Geezer Celebrates Labor Day in the Island City


For many of us ancient Baby Boomers, Labor Day is simply another wistful milestone on the grisly journey to Geezerville. Lamentably, on this Labor Day, some of us are too old and infirm to work. Lots of us have seen our once-lucrative job skills rendered obsolete by technology.

As the late, great Alameda pundit Dennis Green often said, “Geezerville ain’t for sissies!”

For Alameda Boomers with culinary abilities, a fine way to beat the Labor Day and Geezerville blues is to perform a labor of love, by recreating a long-lost, delicious dish from Alameda’s past, and sharing it with those too new to Alameda to remember it.

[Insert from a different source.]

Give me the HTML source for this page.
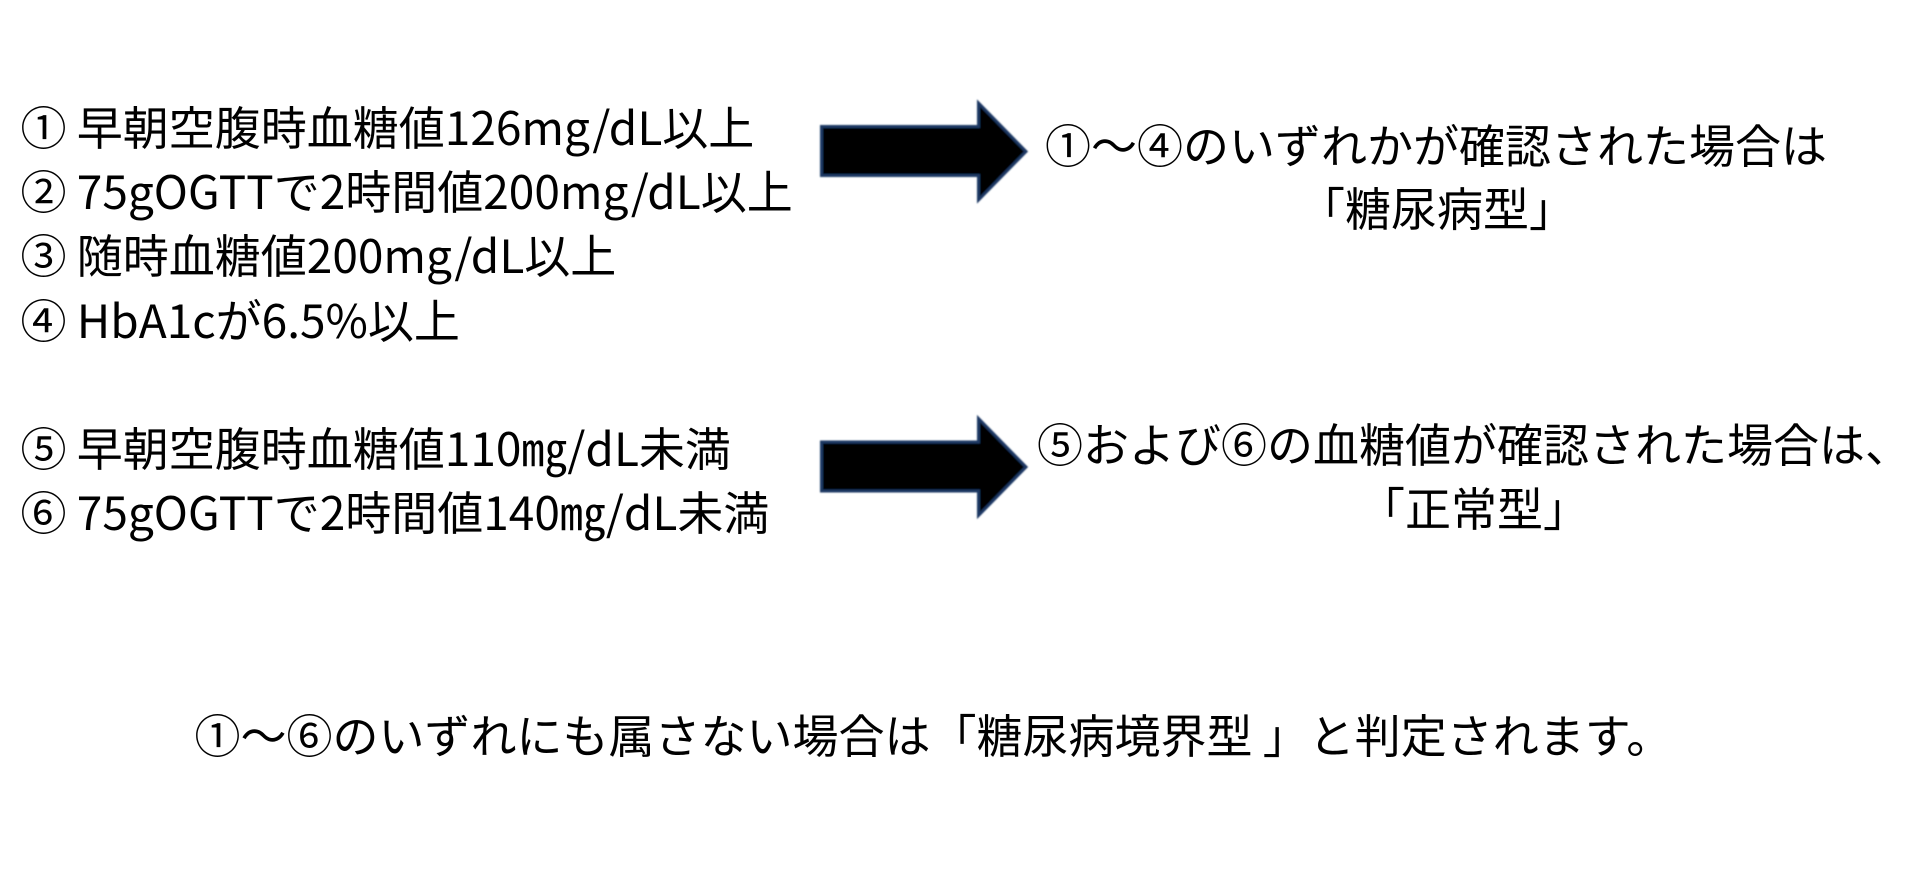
<!DOCTYPE html>
<html lang="ja">
<head>
<meta charset="utf-8">
<style>
html,body{margin:0;padding:0;background:#fff;width:1907px;height:871px;overflow:hidden}
body{position:relative;font-family:"Liberation Sans","Noto Sans CJK JP",sans-serif}
.t{position:absolute;font-family:"Noto Sans CJK JP",sans-serif;font-size:46px;line-height:64px;height:64px;white-space:nowrap;color:#000;filter:blur(.35px)}
.c{transform:translateX(-50%)}
svg{position:absolute;left:0;top:0}
</style>
</head>
<body>
<svg width="1907" height="871">
<defs><filter id="b" x="-5%" y="-5%" width="110%" height="110%"><feGaussianBlur stdDeviation=".7"/></filter></defs>
<g fill="#000" stroke="#1f3864" stroke-width="3" filter="url(#b)">
<path d="M821.5 126.5H978.5V103L1026 151.5L978.5 200V175.5H821.5Z"/>
<path d="M821.5 442H978.5V418.5L1026 467L978.5 515.5V491H821.5Z"/>
</g>
</svg>
<div class="t" style="left:20.5px;top:94px">① 早朝空腹時血糖値126mg/dL以上</div>
<div class="t" style="left:20.5px;top:158px">② 75gOGTTで2時間値200mg/dL以上</div>
<div class="t" style="left:20.5px;top:222px">③ 随時血糖値200mg/dL以上</div>
<div class="t" style="left:20.5px;top:287px">④ HbA1cが6.5%以上</div>
<div class="t" style="left:20.5px;top:415px">⑤ 早朝空腹時血糖値110㎎/dL未満</div>
<div class="t" style="left:20.5px;top:479px">⑥ 75gOGTTで2時間値140㎎/dL未満</div>
<div class="t c" style="left:1436px;top:112px">①～④のいずれかが確認された場合は</div>
<div class="t c" style="left:1437px;top:175px">「糖尿病型」</div>
<div class="t" style="left:1037px;top:411px">⑤および⑥の血糖値が確認された場合は、</div>
<div class="t c" style="left:1474px;top:475px">「正常型」</div>
<div class="t" style="left:194.5px;top:702px">①～⑥のいずれにも属さない場合は「糖尿病境界型 」と判定されます。</div>
</body>
</html>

There are many such dishes. There was the Osso Buco and polenta at Alameda Joe’s, the veal marsala at Lino’s Wine Rack, the Portuguese rice at Patusco’s and, perhaps, most famously, the Quintero family restaurant’s chile relleno. For 58 years, the Quinteros made their version of the chile relleno Alameda’s signature dish. Their chile relleno was famous nationwide. I once shared a long, passionate discussion about it with a desk clerk at the Newark, N.J., Holiday Inn. He longingly called it “the best in the country!” 

Because the family is as protective of the recipe as a certain orange-hued politician is of his tax returns, the following version is a painstakingly researched, labor-of-love replica. 

Alameda’s Labor of Love Chile Relleno 
Chile Relleno Tomato Sauce: 
1 tablespoon olive oil
1/2 yellow onion, chopped
1 teaspoon ground cumin
1 teaspoon chili powder.
1/4 teaspoon cayenne pepper
2 cloves garlic, chopped
1/2 cup chicken stock
One 14-ounce can diced tomatoes, 
    (juice included)
1 tablespoon fresh cilantro leaves
1 teaspoon white wine vinegar
Kosher salt 
Freshly ground black pepper

Add the olive oil to a large sauté pan over medium heat. Add the onions and cook until softened, about 5 minutes. Add the cumin, chili powder, cayenne and garlic, and cook until fragrant, 1 minute longer. 

Add the chicken stock, and the tomatoes with their juice and bring to a boil for 1 to 2 minutes. 
Remove from the heat and cool a few minutes. 

Mix in the blender for 10 seconds. Add the cilantro, vinegar, salt and pepper to taste and pulse just to blend. 

Strain the sauce and save the liquid. Mix in ½ cup of the strained vegetables.

The Chile Relleno itself:
1 7-oz can Ortega fire-roasted canned 
   whole chiles (about three chiles) 
   (This is not chile relleno heresy   
   as the famous chile relleno never 
   had a fresh chile stem.)
3 eggs, yolks and whites separated 
¼ tsp garlic powder
Salt to taste
½ cup all purpose flour 
2 cups Monterey Jack or queso 
   fresco cheese
1 cup grated cotija cheese.
1 ½ cups vegetable oil, for frying

Stuff the peppers with the Monterey Jack or queso fresco cheese. 

Beat the egg whites until stiff, then beat in the yolks, garlic powder and salt. 

Heat the oil in a large non-stick frying pan over medium-high heat. 

Gently roll the stuffed peppers in the flour. 

Ladle about 1/3 cup of the eggs into the pan. 

Place a pepper in the eggs. Spoon hot oil over the pepper. 

After two minutes, flip the pepper. Cook another two minutes, then remove and drain on paper towels. Repeat with remaining chiles.

Place the rellenos in the sauce and marinate in refrigerator for 2 hours. To serve, heat oven to 350 degrees. Place the rellenos on a plate and spoon sauce to cover. 

Sprinkle cotija cheese all over rellenos, and heat for 20 minutes. Eat immediately.